Sun Dec 8th through Sat the 14th, 2019 at Vancouver Convention Center
This is an interesting and very well written paper. The observation that previous methods (such as extragradient) fail in the stochastic setting for minimax problems is novel and important,. The main algorithm (SVRE) aims to address this failure. My major comment is that the theoretical guarantees given in the paper need strong assumptions, e.g. the assumptions do not hold even for the counter-example provided in section 2.2. Can the authors find a counter-example that satisfies assumption 1 (i..e both L^G and L^D are strongly monotone). Also, can the authors provide some theoretical guarantee for the case where functions are non-convex?
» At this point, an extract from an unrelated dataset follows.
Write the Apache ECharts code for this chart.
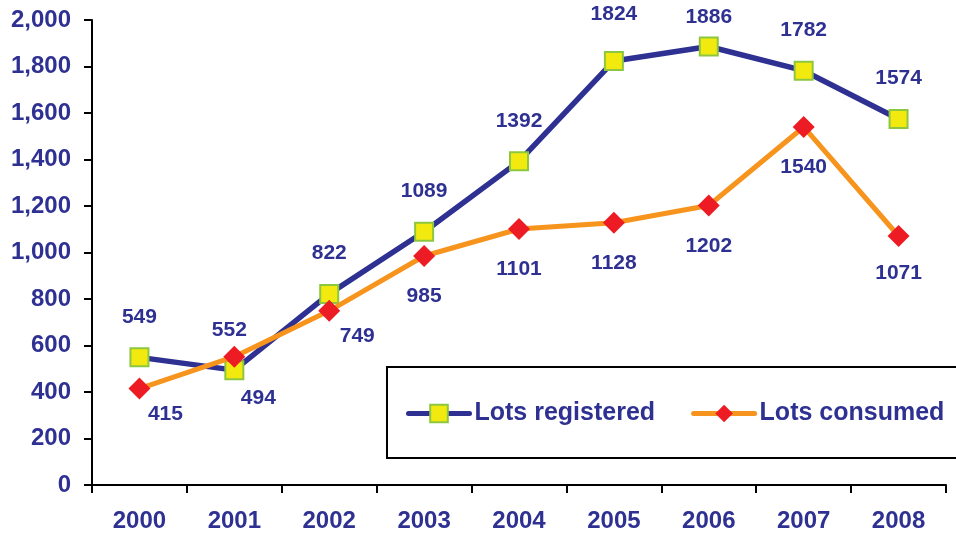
<!DOCTYPE html>
<html>
<head>
<meta charset="utf-8">
<script src="https://cdn.jsdelivr.net/npm/echarts@6/dist/echarts.min.js"></script>
<style>
  html, body { margin: 0; padding: 0; background: #fff; }
  #chart { width: 956px; height: 533px; }
</style>
</head>
<body>
<div id="chart"></div>
<script>
var years = ['2000', '2001', '2002', '2003', '2004', '2005', '2006', '2007', '2008'];
var lotsRegistered = [549, 494, 822, 1089, 1392, 1824, 1886, 1782, 1574];
var lotsConsumed = [415, 552, 749, 985, 1101, 1128, 1202, 1540, 1071];

var navy = '#2E3192';
var font = 'Liberation Sans, Arial, sans-serif';

// label placement tweaks per point (index -> label option)
var regLabelTweaks = {
    1: { position: 'bottom', distance: 8, offset: [24, 0] },
    5: { offset: [0, -6] },
    6: { offset: [0, 11] }
};
var conLabelTweaks = {
    0: { distance: 4, offset: [26, 0] },
    1: { position: 'top', distance: 5, offset: [-5, 0] },
    2: { distance: 4, offset: [28, 0] },
    8: { distance: 16 }
};

function buildData(values, tweaks) {
    return values.map(function (v, i) {
        var item = { value: v };
        if (tweaks[i]) item.label = tweaks[i];
        return item;
    });
}

var chart = echarts.init(document.getElementById('chart'));

var option = {
    animation: false,
    textStyle: { fontFamily: font },
    grid: { left: 92, right: 10, top: 20, bottom: 47 },
    // legend box drawn separately so it can run off the right edge
    graphic: [{
        type: 'rect',
        shape: { x: 387, y: 367, width: 600, height: 91 },
        style: { fill: '#fff', stroke: '#000', lineWidth: 2 },
        z: 90
    }],
    legend: {
        orient: 'horizontal',
        left: 406,
        top: 401,
        padding: 0,
        width: 560,
        itemWidth: 61,
        itemHeight: 22,
        itemGap: 36,
        z: 100,
        textStyle: { color: navy, fontSize: 25, fontWeight: 'bold', fontFamily: font },
        lineStyle: { width: 5, cap: 'round' },
        data: ['Lots registered', 'Lots consumed']
    },
    xAxis: {
        type: 'category',
        data: years,
        boundaryGap: true,
        axisLine: { lineStyle: { color: '#000', width: 2 } },
        axisTick: { show: true, length: 8, lineStyle: { color: '#000', width: 2 } },
        axisLabel: { color: navy, fontSize: 24, fontWeight: 'bold', margin: 24, fontFamily: font }
    },
    yAxis: {
        type: 'value',
        min: 0,
        max: 2000,
        interval: 200,
        splitLine: { show: false },
        axisLine: { show: true, lineStyle: { color: '#000', width: 2 } },
        axisTick: { show: true, length: 8, lineStyle: { color: '#000', width: 2 } },
        axisLabel: {
            color: navy, fontSize: 24, fontWeight: 'bold', margin: 21, fontFamily: font,
            formatter: function (v) { return v.toLocaleString('en-US'); }
        }
    },
    series: [
        {
            name: 'Lots registered',
            type: 'line',
            data: buildData(lotsRegistered, regLabelTweaks),
            symbol: 'rect',
            symbolSize: 18,
            lineStyle: { color: navy, width: 5.5 },
            itemStyle: { color: '#F2EA0F', borderColor: '#8DC63F', borderWidth: 2 },
            label: {
                show: true, position: 'top', distance: 20,
                color: navy, fontSize: 21, fontWeight: 'bold', fontFamily: font
            },
            z: 2
        },
        {
            name: 'Lots consumed',
            type: 'line',
            data: buildData(lotsConsumed, conLabelTweaks),
            symbol: 'diamond',
            symbolSize: 22,
            lineStyle: { color: '#F7941D', width: 5 },
            itemStyle: { color: '#ED1C24', borderWidth: 0 },
            label: {
                show: true, position: 'bottom', distance: 19,
                color: navy, fontSize: 21, fontWeight: 'bold', fontFamily: font
            },
            z: 3
        }
    ]
};

chart.setOption(option);
</script>
</body>
</html>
Overall, I found this paper to be interesting and well-written. It was somewhat surprising to me that stochastic extragradient would not converge in cases where batch extragradient does, and the authors did a nice job of presenting the counterexample and explaining why this is the case. The proposed algorithm SVRE appears to work fairly well in practice, and the main theorem (Thm. 2) appears to be correct, and doesn't make excessively restrictive assumptions. I expect these results would be of interest to the community, in part because it combines two timely topics: variance reduction and optimization of games. One comment is that in the description of variance reduced gradient methods in page 4, I think you could have explained a little more about the work of Palaniappan and Bach and why their work is a natural model for your own. In particular, what are the main differences, and how does the analysis differ? I would have been curious to see a comparison of the IS (or something comparable) as a function of wall-clock time for BatchE in addition to SE. Is there any reason that was not included? In general, it seemed like the authors did not spend as much time/space evaluating the computational tradeoffs between the algorithms as a function of wall-clock time, which I think is ultimately the more important metric (as opposed to number of mini-batches, for instance). Another minor comment is that there are some strange grammatical errors in the introduction in particular, it may be worth reading over that to clean it up.
In this paper, authors first investigate the interplay between noise and multi-objective problems in the context, and then propose a new method “stochastic variance reduced extragradient” (SVRE) which combines SVRG estimates of the gradient with the extragradient method (EG). This method succeeds to reduce noise in GAN training and improve upon the best convergence rates. advantages: Show that the noise can make stochastic extragradient with a motivating example. Combine the advantages of stochastic variance reduced extragradient method (SVRE) and extragradient method (EG). Experimentally, it effectively reduces the noise in GAN training. As shown in experiments (table2), it can improve SOTA deep models in the late stage of their optimization. disadvantages: In table2, SVRE has worst performance on CIFAR10. Authors do not give a explanation here but only show WS-SVRE, which apply SVRE from an iterate point of other method, has best performance. It will be better if the reason behind that is carefully explored.